The FMT's decision on costs in the Al Masah matter suggests a significant shift in the FMT's approach and attitude toward those who seek to appeal DFSA decisions. The message is clear: appeal the DFSA's enforcement decisions to the FMT and risk having to pay not only your own legal costs and any financial penalty imposed, but also the DFSA's legal costs. It is very likely that this risk will prove too great a threat for many, with the consequence that many meritorious challenges to the DFSA's use of its enforcement powers will no longer be brought. The broader implications are that:

  1. A material barrier to access to justice has been created.
  2. Only those persons with significant financial resources will be able to tolerate the risk of an appeal to the FMT – even those persons with modest means could be deterred by the risk losing their life savings.
  3. The checks and balances designed to ensure that the DFSA is held accountable for its enforcement decisions has been eroded.

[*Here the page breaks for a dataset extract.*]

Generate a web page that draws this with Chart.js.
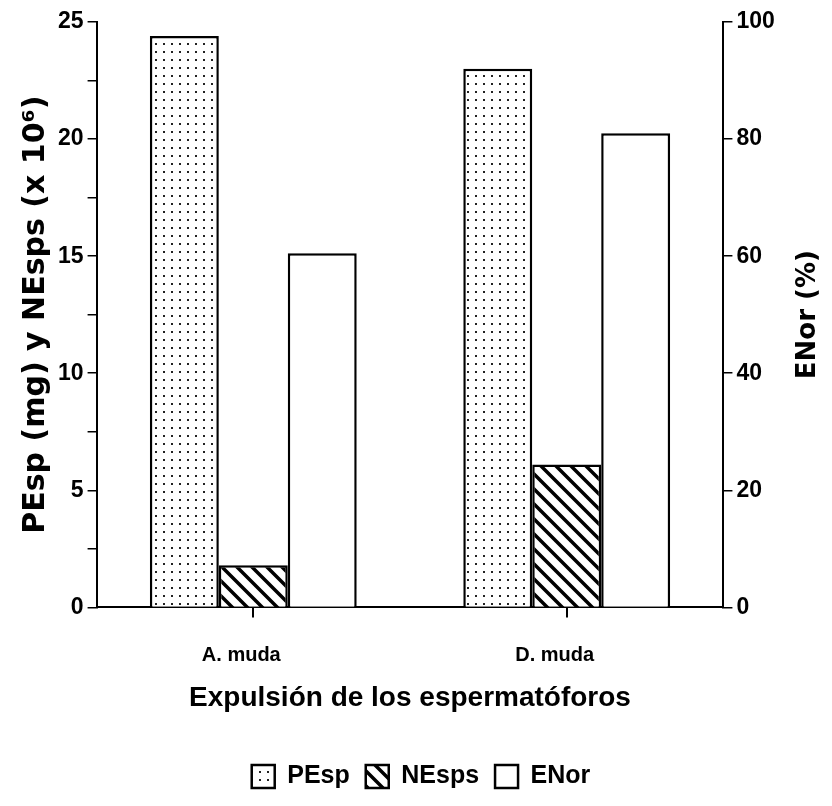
<!DOCTYPE html>
<html>
<head>
<meta charset="utf-8">
<script src="https://cdn.jsdelivr.net/npm/chart.js@4"></script>
<style>
  html, body { margin: 0; padding: 0; background: #fff; }
  #wrap { width: 832px; height: 806px; }
</style>
</head>
<body>
<div id="wrap"><canvas id="chart" width="832" height="806"></canvas></div>
<script>
// data
const categories = ['A. muda', 'D. muda'];
const pesp = [24.4, 23.0];   // mg, left axis
const nesps = [1.8, 6.1];    // x 10^6, left axis
const enor = [60.5, 81];     // %, right axis
const leftTicks = [0, 5, 10, 15, 20, 25];
const rightTicks = [0, 20, 40, 60, 80, 100];

const FONT = "'Liberation Sans', Arial, sans-serif";
const WIDE = "'DejaVu Sans', sans-serif";
const RIGHT_TITLE = 'ENor (%)';
const RT_SIZE = 26;
const RT_PAD_TOP = 4;

function dotPattern() {
    const c = document.createElement('canvas');
    c.width = 8; c.height = 8;
    const g = c.getContext('2d');
    g.fillStyle = '#fff';
    g.fillRect(0, 0, 8, 8);
    g.fillStyle = '#222';
    g.fillRect(3, 3, 2, 2);
    return g.createPattern(c, 'repeat');
}

function hatchPattern() {
    const s = 15;
    const c = document.createElement('canvas');
    c.width = s; c.height = s;
    const g = c.getContext('2d');
    g.fillStyle = '#fff';
    g.fillRect(0, 0, s, s);
    g.strokeStyle = '#000';
    g.lineWidth = 3.5;
    g.beginPath();
    g.moveTo(-2, -2); g.lineTo(s + 2, s + 2);
    g.moveTo(-3, s - 3); g.lineTo(3, s + 3);
    g.moveTo(s - 3, -3); g.lineTo(s + 3, 3);
    g.stroke();
    return g.createPattern(c, 'repeat');
}

// the right axis title reads upwards in the original, like the left one
const rightTitlePlugin = {
    id: 'rightTitle',
    afterDraw(chart) {
        const s = chart.scales.y1;
        const c = chart.ctx;
        const x = s.right - RT_PAD_TOP - RT_SIZE * 1.2 / 2;
        const y = (chart.chartArea.top + chart.chartArea.bottom) / 2;
        c.save();
        c.translate(x, y);
        c.rotate(-Math.PI / 2);
        c.font = 'bold ' + RT_SIZE + 'px ' + WIDE;
        c.fillStyle = '#000';
        c.textAlign = 'center';
        c.textBaseline = 'middle';
        c.fillText(RIGHT_TITLE, 0, 0);
        c.restore();
    }
};

const ctx = document.getElementById('chart');

new Chart(ctx, {
    type: 'bar',
    data: {
        labels: categories,
        datasets: [
            { label: 'PEsp', data: pesp, yAxisID: 'y', backgroundColor: dotPattern(), borderColor: '#000', borderWidth: 2.5 },
            { label: 'NEsps', data: nesps, yAxisID: 'y', backgroundColor: hatchPattern(), borderColor: '#000', borderWidth: 2.5 },
            { label: 'ENor', data: enor, yAxisID: 'y1', backgroundColor: '#fff', borderColor: '#000', borderWidth: 2.5 }
        ]
    },
    plugins: [rightTitlePlugin],
    options: {
        responsive: false,
        animation: false,
        layout: { padding: { left: 14, right: 4, top: 22, bottom: 7 } },
        datasets: { bar: { categoryPercentage: 0.66, barPercentage: 1.0, borderSkipped: 'bottom' } },
        plugins: {
            tooltip: { enabled: false },
            legend: {
                position: 'bottom',
                labels: {
                    color: '#000',
                    font: { family: FONT, size: 25, weight: 'bold' },
                    boxWidth: 23,
                    boxHeight: 23,
                    padding: 16
                }
            }
        },
        scales: {
            x: {
                offset: true,
                grid: { display: true, drawOnChartArea: false, offset: false, tickLength: 10, color: '#000', lineWidth: 2 },
                border: { display: true, color: '#000', width: 2 },
                ticks: { color: '#000', font: { family: FONT, size: 20, weight: 'bold' }, padding: 26, labelOffset: -12 },
                title: {
                    display: true,
                    text: 'Expulsión de los espermatóforos',
                    color: '#000',
                    font: { family: FONT, size: 28, weight: 'bold' },
                    padding: { top: -12, bottom: 33 }
                }
            },
            y: {
                position: 'left',
                min: 0,
                max: 25,
                afterBuildTicks: axis => { axis.ticks = [0, 2.5, 5, 7.5, 10, 12.5, 15, 17.5, 20, 22.5, 25].map(v => ({ value: v })); },
                grid: { drawOnChartArea: false, tickLength: 9, color: '#000', lineWidth: 1.5 },
                border: { display: true, color: '#000', width: 2 },
                ticks: {
                    color: '#000',
                    font: { family: FONT, size: 23, weight: 'bold' },
                    padding: 4,
                    callback: v => leftTicks.includes(v) ? String(v) : ''
                },
                title: {
                    display: true,
                    text: 'PEsp (mg) y NEsps (x 10\u2076)',
                    color: '#000',
                    font: { family: WIDE, size: 30, weight: 'bold' },
                    padding: { top: 4, bottom: 0 }
                }
            },
            y1: {
                position: 'right',
                min: 0,
                max: 100,
                afterBuildTicks: axis => { axis.ticks = rightTicks.map(v => ({ value: v })); },
                grid: { drawOnChartArea: false, tickLength: 9, color: '#000', lineWidth: 1.5 },
                border: { display: true, color: '#000', width: 2 },
                ticks: {
                    color: '#000',
                    font: { family: FONT, size: 23, weight: 'bold' },
                    padding: 4
                },
                title: {
                    // keeps the room; the text itself is drawn reading upwards by the plugin
                    display: true,
                    text: RIGHT_TITLE,
                    color: 'rgba(0,0,0,0)',
                    font: { family: WIDE, size: RT_SIZE, weight: 'bold' },
                    padding: { top: RT_PAD_TOP, bottom: 14 }
                }
            }
        }
    }
});
</script>
</body>
</html>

  4. The DFSA may feel empowered to be more aggressive in its enforcement approach, knowing that the risks of an appeal by the subject of an enforcement action are significantly reduced.

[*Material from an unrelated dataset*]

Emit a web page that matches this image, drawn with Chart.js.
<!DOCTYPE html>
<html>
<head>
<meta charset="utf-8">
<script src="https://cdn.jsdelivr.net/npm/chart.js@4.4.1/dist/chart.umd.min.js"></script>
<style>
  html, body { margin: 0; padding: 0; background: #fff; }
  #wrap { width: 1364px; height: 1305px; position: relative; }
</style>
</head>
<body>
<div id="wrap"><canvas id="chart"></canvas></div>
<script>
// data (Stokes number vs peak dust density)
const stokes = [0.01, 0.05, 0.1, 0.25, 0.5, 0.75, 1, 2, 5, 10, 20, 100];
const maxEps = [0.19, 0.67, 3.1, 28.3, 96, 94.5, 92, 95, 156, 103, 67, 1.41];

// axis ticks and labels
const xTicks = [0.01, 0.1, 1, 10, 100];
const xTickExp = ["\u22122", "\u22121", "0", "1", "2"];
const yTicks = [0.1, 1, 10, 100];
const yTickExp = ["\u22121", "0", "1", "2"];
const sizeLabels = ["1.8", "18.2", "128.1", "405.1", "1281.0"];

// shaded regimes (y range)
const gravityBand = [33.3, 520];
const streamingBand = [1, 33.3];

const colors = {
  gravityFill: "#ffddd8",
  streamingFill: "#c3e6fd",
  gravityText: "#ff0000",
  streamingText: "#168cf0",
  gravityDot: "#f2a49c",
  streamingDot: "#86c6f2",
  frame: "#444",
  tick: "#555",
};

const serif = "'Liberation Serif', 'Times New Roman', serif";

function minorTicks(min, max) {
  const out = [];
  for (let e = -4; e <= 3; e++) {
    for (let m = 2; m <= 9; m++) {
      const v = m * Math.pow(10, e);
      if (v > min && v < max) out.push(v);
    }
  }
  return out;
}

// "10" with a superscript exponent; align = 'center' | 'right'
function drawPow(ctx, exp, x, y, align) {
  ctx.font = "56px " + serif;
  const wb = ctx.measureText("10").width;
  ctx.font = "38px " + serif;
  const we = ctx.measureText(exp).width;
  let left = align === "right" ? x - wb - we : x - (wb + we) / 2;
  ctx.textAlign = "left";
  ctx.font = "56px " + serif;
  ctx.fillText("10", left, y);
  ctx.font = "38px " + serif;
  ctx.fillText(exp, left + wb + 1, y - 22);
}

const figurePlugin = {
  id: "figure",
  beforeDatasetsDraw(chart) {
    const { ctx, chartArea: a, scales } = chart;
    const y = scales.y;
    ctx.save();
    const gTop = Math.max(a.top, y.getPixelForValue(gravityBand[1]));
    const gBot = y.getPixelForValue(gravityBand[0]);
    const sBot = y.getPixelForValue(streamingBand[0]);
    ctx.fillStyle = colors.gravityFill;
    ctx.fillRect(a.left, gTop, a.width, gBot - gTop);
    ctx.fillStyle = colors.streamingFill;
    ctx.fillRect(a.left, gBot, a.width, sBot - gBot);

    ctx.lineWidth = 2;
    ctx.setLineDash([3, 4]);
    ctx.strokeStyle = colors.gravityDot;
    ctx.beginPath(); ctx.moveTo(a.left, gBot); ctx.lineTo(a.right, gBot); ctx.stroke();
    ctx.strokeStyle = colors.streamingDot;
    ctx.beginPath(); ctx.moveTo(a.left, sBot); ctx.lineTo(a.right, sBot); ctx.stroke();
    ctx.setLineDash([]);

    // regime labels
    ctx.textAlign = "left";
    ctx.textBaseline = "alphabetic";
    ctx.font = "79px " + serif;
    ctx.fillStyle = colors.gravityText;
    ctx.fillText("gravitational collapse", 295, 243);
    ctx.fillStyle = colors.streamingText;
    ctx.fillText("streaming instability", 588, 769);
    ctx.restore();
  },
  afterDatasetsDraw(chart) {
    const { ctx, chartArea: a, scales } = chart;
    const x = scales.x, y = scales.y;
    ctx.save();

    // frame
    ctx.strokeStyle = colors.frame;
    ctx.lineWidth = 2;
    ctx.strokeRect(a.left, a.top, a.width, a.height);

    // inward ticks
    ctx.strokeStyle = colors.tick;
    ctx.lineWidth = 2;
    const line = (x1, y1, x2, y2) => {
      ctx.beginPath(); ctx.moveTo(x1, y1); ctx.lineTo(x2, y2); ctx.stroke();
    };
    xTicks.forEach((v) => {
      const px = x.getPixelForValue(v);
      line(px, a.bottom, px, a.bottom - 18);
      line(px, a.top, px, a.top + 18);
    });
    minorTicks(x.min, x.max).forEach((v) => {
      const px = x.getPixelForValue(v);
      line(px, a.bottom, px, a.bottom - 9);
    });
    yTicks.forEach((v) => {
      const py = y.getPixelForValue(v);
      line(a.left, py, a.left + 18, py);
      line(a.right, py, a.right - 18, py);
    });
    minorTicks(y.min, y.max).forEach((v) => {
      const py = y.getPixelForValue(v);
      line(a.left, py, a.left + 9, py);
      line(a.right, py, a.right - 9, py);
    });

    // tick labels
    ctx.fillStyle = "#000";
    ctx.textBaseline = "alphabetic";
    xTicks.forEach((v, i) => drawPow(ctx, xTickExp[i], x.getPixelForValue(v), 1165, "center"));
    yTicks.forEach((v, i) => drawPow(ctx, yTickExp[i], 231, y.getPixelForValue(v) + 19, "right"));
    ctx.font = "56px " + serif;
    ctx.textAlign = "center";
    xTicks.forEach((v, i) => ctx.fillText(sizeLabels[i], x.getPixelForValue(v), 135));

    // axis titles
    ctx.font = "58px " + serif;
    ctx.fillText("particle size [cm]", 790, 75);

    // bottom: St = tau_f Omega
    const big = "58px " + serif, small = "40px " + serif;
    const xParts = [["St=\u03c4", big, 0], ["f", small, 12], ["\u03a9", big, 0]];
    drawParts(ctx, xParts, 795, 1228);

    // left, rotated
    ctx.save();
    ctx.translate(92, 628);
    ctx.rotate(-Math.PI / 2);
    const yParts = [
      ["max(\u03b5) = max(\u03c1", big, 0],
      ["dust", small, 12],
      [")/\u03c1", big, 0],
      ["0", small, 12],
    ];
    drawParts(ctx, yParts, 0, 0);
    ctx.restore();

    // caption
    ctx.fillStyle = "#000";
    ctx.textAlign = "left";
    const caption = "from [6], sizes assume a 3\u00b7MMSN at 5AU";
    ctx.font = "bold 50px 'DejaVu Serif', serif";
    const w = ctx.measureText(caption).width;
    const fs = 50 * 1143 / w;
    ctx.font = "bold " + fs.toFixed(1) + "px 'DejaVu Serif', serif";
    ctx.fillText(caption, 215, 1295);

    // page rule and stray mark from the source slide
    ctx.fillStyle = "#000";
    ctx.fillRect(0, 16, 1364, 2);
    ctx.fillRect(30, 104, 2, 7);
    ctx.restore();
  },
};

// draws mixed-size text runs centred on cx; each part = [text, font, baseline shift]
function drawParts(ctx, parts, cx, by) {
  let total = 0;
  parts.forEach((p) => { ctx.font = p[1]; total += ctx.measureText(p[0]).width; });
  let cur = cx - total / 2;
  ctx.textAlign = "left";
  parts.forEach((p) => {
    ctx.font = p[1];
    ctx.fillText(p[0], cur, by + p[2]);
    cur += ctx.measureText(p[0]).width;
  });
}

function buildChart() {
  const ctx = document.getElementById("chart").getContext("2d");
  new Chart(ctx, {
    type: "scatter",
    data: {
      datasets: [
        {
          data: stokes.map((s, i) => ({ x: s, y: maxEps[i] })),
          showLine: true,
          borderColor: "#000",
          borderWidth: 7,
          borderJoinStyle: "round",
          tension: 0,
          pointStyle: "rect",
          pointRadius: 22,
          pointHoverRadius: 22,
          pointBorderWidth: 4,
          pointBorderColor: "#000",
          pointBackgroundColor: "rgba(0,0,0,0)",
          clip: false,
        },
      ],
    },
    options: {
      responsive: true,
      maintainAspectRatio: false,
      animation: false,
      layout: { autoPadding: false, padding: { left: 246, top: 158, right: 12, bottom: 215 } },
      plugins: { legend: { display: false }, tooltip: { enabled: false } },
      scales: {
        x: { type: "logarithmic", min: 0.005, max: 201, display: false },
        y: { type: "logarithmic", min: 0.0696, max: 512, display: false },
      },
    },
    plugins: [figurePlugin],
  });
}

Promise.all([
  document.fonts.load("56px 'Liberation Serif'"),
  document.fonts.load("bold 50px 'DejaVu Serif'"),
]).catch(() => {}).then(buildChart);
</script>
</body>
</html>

  5. Without meaningful challenge, the quality of the DFSA's decision making, at least with respect to the exercise of its significant statutory enforcement powers, could be diminished.

It's too soon to measure the impact that the consequences of the FMT's decision in the Al Masah case will have on current and future DFSA enforcement actions and on financial regulatory business in the DIFC. However, we expect that the decision will create a chill wind that reduces the number of appeals to the FMT, and will result in many more settled enforcement actions.